I can appreciate the nude mannequins, but I have no clue what the artist is trying to say with that piece other than perhaps “look at what I can get away with calling art!” It’s interesting in a “uh… OK” sort of way to me, but I see no deeper meaning in it. Which probably explains why I’m not an art curator:
Sophie O’Brien, one of three Turner Prize curators, saw deep meaning in the installation, explaining that the artist was “searching out the language of objects - things we overlook in our daily life” - and making us look at them with “fresh eyes”. She claimed that the artist had placed each found object with extreme precision.
*Squinting at picture closely* Really? OK, if you say so.
When she says the artist placed each object with “extreme precision” I get this mental image of her standing there with a slide ruler, a protractor, and lots of string measuring out precisely where each object should go based on some obscure algorithm she pulled out of her ass. I can’t help but wonder if such levels of precision are really necessary for such an installation. It was all for naught in my case, though, as I’m not seeing anything new about the objects in question.
Her colleague, Judith Nesbitt, the Tate’s chief curator, added: “It’s as if the narrative has been stripped away. You’re left trying to make sense of the objects to each other and to ourselves.”
OK, I’ll agree with that much. I am left trying to make sense of the objects in relation to each other. I still don’t get it.
I mean I can see where a certain amount of skill is involved in something like this. It’s just that the skill in question has less to do with the art itself and more to do with her ability to smooth talk people into thinking it’s art. I can admire that skill, but I’m not convinced it’s art as a result. Perhaps that’s a side effect of my natural cynicism about people and the bullshit they tend to spread. On some level I’m envious because it seems like a good way to earn a living if you can pull it off.
The one part of the exhibit I think is neat is the nude mannequin sitting on the toilet.

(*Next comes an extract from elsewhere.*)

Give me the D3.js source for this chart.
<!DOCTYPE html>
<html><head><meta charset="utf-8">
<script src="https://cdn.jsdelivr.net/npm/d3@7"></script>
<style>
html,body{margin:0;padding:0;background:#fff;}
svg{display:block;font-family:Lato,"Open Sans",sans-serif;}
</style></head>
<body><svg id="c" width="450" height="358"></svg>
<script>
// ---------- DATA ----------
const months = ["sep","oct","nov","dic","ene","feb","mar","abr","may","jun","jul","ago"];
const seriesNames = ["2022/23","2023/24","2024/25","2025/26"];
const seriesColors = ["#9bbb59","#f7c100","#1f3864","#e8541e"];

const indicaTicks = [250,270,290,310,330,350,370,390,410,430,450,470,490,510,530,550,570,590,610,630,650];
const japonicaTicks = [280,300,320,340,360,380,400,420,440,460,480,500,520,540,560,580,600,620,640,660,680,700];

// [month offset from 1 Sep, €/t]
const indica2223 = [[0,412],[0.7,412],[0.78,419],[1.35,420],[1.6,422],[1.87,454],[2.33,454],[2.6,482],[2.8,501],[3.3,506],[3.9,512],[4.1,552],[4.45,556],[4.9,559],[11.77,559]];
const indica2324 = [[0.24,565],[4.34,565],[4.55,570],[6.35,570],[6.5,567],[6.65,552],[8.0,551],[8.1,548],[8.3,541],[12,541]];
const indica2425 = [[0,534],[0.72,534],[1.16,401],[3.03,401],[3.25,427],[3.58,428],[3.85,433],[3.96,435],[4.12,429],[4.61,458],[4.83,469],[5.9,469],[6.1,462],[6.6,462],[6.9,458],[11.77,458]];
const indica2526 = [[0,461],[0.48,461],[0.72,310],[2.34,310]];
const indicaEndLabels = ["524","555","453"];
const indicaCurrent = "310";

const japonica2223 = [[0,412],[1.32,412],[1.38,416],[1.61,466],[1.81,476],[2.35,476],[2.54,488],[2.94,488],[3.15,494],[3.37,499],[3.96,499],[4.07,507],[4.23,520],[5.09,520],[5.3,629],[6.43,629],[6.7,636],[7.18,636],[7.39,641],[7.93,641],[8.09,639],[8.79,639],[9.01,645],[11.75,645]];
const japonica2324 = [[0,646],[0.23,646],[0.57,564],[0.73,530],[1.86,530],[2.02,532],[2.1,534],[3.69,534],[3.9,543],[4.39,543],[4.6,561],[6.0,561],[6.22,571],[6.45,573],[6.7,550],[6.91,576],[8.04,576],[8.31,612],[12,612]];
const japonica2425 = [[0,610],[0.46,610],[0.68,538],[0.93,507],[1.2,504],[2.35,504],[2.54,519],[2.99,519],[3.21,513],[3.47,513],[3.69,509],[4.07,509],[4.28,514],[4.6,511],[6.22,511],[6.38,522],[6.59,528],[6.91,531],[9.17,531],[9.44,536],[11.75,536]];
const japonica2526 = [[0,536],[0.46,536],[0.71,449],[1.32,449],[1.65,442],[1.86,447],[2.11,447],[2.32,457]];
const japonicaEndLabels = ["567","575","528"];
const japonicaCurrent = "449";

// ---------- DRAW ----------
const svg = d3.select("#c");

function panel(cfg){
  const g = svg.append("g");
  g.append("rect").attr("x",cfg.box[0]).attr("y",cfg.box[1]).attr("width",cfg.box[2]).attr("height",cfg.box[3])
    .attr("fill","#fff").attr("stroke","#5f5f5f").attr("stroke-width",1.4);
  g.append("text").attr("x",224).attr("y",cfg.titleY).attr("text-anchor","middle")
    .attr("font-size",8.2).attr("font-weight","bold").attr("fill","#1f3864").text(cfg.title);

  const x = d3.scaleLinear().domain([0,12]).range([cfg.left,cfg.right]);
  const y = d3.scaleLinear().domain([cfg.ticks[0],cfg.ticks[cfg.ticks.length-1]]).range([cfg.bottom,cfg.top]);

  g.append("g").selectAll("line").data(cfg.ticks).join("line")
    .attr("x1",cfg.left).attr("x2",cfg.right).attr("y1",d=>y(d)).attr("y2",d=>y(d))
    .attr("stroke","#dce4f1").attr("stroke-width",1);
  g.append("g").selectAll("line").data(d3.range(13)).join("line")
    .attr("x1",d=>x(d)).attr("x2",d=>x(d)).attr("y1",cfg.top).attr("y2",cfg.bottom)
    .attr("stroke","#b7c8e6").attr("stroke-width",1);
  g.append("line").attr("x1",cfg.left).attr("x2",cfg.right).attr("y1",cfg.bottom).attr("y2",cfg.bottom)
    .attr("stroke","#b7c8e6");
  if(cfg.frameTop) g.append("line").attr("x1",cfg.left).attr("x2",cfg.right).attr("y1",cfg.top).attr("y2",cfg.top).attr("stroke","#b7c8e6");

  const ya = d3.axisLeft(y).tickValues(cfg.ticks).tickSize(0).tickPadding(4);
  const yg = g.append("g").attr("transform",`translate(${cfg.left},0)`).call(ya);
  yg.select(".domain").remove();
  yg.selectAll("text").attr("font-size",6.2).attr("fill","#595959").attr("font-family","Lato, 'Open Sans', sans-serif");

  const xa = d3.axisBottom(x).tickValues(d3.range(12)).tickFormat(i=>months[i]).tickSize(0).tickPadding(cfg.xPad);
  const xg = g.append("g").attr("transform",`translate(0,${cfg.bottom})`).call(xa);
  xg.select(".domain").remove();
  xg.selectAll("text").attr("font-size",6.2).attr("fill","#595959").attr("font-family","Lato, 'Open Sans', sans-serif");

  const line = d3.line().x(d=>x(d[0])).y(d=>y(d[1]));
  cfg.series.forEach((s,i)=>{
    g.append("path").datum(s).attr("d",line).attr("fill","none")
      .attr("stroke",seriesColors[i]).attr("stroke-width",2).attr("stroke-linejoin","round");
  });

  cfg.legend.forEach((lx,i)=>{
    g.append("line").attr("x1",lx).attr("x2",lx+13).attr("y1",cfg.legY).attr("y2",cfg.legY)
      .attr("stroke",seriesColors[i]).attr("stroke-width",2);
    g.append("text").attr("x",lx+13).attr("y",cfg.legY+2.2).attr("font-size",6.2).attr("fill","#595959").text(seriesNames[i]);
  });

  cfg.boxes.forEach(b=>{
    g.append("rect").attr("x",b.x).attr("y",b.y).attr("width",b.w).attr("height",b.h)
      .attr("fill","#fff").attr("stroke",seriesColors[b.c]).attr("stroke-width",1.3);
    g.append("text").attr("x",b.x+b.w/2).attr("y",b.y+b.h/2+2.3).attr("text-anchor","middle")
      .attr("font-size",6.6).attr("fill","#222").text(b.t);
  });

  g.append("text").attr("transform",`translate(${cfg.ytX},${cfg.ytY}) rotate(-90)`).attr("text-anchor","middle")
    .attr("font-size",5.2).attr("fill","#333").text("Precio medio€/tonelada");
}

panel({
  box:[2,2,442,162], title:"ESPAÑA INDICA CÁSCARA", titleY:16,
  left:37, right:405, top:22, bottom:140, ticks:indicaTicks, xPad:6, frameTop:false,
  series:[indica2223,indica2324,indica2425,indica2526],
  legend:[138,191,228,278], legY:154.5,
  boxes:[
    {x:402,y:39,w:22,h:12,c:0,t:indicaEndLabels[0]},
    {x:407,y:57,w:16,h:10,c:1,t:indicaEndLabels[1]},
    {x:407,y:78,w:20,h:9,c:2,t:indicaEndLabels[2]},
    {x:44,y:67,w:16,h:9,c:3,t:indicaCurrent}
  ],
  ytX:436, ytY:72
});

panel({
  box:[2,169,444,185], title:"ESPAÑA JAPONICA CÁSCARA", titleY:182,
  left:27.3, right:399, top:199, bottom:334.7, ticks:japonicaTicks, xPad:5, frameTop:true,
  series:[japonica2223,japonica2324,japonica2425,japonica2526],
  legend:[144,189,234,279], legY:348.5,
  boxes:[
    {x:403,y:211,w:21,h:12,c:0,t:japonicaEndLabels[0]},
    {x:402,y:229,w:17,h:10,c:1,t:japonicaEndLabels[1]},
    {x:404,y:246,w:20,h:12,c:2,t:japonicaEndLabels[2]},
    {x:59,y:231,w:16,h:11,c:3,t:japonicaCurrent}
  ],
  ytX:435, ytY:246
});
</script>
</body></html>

It’s just weird enough to appeal to me, though it would be better if it didn’t have the random bits and bobs dangling off its head. Just a nude mannequin, posed in the casual way that it is in the picture, with perhaps the nurse’s hat, sitting on a toilet, would be something I could appreciate a great deal. Not because it’s art, but because it’s funky and makes people wonder what kind of drugs you’ve been indulging in.

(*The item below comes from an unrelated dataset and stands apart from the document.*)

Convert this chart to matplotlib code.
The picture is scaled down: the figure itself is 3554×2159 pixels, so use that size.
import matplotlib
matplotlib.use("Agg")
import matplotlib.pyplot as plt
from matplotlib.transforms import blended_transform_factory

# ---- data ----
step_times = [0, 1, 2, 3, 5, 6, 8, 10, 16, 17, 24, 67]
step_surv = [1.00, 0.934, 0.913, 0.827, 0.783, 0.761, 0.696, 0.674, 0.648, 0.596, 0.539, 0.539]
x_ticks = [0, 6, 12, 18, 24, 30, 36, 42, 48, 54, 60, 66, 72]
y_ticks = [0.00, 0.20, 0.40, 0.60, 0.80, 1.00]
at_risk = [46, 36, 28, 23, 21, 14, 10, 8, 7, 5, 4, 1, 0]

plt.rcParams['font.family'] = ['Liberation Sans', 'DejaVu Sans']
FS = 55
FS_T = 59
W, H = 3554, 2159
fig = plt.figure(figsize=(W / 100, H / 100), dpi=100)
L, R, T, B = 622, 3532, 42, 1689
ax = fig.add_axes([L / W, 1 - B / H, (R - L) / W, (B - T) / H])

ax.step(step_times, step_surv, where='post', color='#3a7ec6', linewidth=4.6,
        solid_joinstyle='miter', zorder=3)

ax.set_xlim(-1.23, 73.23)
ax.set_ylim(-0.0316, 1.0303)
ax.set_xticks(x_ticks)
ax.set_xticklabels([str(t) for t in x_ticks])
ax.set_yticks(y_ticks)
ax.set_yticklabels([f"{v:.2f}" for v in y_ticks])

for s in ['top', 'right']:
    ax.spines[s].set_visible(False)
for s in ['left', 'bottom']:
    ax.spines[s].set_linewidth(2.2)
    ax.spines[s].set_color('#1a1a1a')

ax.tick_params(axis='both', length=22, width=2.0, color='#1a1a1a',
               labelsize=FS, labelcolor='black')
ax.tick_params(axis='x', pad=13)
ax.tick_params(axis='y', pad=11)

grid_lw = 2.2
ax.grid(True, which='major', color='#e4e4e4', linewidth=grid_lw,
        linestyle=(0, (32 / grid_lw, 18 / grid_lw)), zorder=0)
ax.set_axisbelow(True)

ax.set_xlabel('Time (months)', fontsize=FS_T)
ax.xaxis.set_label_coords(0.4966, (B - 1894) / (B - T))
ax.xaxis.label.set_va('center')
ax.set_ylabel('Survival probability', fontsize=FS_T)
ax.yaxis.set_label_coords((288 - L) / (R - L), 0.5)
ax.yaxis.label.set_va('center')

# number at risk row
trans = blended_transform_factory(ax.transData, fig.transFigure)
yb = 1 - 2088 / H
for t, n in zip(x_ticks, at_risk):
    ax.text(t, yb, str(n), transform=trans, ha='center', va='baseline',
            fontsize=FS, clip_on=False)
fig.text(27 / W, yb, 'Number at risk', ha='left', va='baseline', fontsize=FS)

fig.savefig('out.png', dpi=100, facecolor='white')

I actually own a male mannequin head and torso myself. I picked it up back in my early twenties the first time I worked for a Meijers store in Waterford Michigan. They were throwing it out as the trend at the time was away from semi-realistic mannequins to the trendy partial mannequins minus arms, legs, heads, etc. that are used in most stores today. It wears one of the last of the Les’s Place t-shirts I had made up in the mid-80’s in honor of the BBS system I used to run. It doesn’t have any arms or lower half of its body and no hair. I call him Ralph and he usually wears one of my hats when I’m not wearing it.
He’s currently sitting on the floor of the living room in front of the sliding glass door because I’ve not figured out where I want to put him yet, but I’m leaning towards having him stare up out of the basement window once we get a storage rack in place down there for him to sit on and to hold all my spare computer parts. He’d almost never be seen except for the occasional nosy person who happens to spot something odd in the basement window. When we lived in the apartment in Canton he sat on the half-wall that divided the stairway from the living room staring down at anyone who came in the apartment. The first few times you’d come in he’d scare the shit out of you, but after awhile you’d forget he was even there. I could always tell when the maintenance people were coming in because he always startled them.
I loved that. But that’s not art. That’s me just being funky. I can appreciate funky.





















The only thing that seemed to have any meaning to me was the comparison of pregnancy and a checkout; like the whole damn process has been framed well in advance, and has been deprived of meaning.
*shrug* Art is about making random stuff that allows viewers to more easily find meanings in it. Good art, hopefully, has lots of real pieces of the artist in it that you can tangibly relate to.
That’s null and void for the huge amount of - well, everything - that I just don’t get. Count this piece in.